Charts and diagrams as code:
---

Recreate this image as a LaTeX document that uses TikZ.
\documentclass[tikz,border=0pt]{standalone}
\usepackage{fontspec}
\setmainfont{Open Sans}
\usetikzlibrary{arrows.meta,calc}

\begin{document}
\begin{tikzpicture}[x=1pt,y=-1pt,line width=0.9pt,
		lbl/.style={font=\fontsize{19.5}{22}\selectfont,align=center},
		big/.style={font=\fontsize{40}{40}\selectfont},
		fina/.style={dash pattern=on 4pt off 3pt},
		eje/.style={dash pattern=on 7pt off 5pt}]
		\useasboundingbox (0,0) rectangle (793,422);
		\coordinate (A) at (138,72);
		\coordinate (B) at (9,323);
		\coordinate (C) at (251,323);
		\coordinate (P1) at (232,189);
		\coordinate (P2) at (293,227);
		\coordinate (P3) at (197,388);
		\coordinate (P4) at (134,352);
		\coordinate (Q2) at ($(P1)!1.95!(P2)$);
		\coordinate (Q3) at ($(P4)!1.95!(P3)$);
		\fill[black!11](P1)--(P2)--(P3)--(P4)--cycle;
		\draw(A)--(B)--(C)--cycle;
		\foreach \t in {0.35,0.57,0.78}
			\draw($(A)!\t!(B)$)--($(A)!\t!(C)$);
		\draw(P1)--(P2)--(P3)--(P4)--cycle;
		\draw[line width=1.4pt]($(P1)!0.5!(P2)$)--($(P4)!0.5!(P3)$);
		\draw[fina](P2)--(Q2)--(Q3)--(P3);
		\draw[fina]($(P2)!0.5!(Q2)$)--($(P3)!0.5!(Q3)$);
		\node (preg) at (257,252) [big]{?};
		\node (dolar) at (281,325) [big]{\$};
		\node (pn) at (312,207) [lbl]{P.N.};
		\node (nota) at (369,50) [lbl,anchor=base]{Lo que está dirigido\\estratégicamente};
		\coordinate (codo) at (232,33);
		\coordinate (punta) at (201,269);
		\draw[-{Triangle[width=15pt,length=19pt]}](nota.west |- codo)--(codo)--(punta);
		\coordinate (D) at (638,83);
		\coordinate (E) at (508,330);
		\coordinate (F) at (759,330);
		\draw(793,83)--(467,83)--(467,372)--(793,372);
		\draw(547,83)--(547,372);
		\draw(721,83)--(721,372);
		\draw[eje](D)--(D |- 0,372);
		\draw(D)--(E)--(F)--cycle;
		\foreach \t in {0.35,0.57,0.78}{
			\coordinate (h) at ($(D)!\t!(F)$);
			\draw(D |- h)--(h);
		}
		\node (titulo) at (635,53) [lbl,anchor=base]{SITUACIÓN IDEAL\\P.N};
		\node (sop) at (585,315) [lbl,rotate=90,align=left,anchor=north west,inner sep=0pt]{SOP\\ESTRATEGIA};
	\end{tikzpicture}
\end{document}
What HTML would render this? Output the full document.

---

* [SET PROBLEM]: Repeat every record, keeping each word and mark exactly as it is.

* [EXERCISE ANSWER]:
Recreate this image as a LaTeX document that uses TikZ.
\documentclass[tikz,border=0pt]{standalone}
\usepackage{fontspec}
\setmainfont{Open Sans}
\usetikzlibrary{arrows.meta,calc}

\begin{document}
\begin{tikzpicture}[x=1pt,y=-1pt,line width=0.9pt,
		lbl/.style={font=\fontsize{19.5}{22}\selectfont,align=center},
		big/.style={font=\fontsize{40}{40}\selectfont},
		fina/.style={dash pattern=on 4pt off 3pt},
		eje/.style={dash pattern=on 7pt off 5pt}]
		\useasboundingbox (0,0) rectangle (793,422);
		\coordinate (A) at (138,72);
		\coordinate (B) at (9,323);
		\coordinate (C) at (251,323);
		\coordinate (P1) at (232,189);
		\coordinate (P2) at (293,227);
		\coordinate (P3) at (197,388);
		\coordinate (P4) at (134,352);
		\coordinate (Q2) at ($(P1)!1.95!(P2)$);
		\coordinate (Q3) at ($(P4)!1.95!(P3)$);
		\fill[black!11](P1)--(P2)--(P3)--(P4)--cycle;
		\draw(A)--(B)--(C)--cycle;
		\foreach \t in {0.35,0.57,0.78}
			\draw($(A)!\t!(B)$)--($(A)!\t!(C)$);
		\draw(P1)--(P2)--(P3)--(P4)--cycle;
		\draw[line width=1.4pt]($(P1)!0.5!(P2)$)--($(P4)!0.5!(P3)$);
		\draw[fina](P2)--(Q2)--(Q3)--(P3);
		\draw[fina]($(P2)!0.5!(Q2)$)--($(P3)!0.5!(Q3)$);
		\node (preg) at (257,252) [big]{?};
		\node (dolar) at (281,325) [big]{\$};
		\node (pn) at (312,207) [lbl]{P.N.};
		\node (nota) at (369,50) [lbl,anchor=base]{Lo que está dirigido\\estratégicamente};
		\coordinate (codo) at (232,33);
		\coordinate (punta) at (201,269);
		\draw[-{Triangle[width=15pt,length=19pt]}](nota.west |- codo)--(codo)--(punta);
		\coordinate (D) at (638,83);
		\coordinate (E) at (508,330);
		\coordinate (F) at (759,330);
		\draw(793,83)--(467,83)--(467,372)--(793,372);
		\draw(547,83)--(547,372);
		\draw(721,83)--(721,372);
		\draw[eje](D)--(D |- 0,372);
		\draw(D)--(E)--(F)--cycle;
		\foreach \t in {0.35,0.57,0.78}{
			\coordinate (h) at ($(D)!\t!(F)$);
			\draw(D |- h)--(h);
		}
		\node (titulo) at (635,53) [lbl,anchor=base]{SITUACIÓN IDEAL\\P.N};
		\node (sop) at (585,315) [lbl,rotate=90,align=left,anchor=north west,inner sep=0pt]{SOP\\ESTRATEGIA};
	\end{tikzpicture}
\end{document}
What HTML would render this? Output the full document.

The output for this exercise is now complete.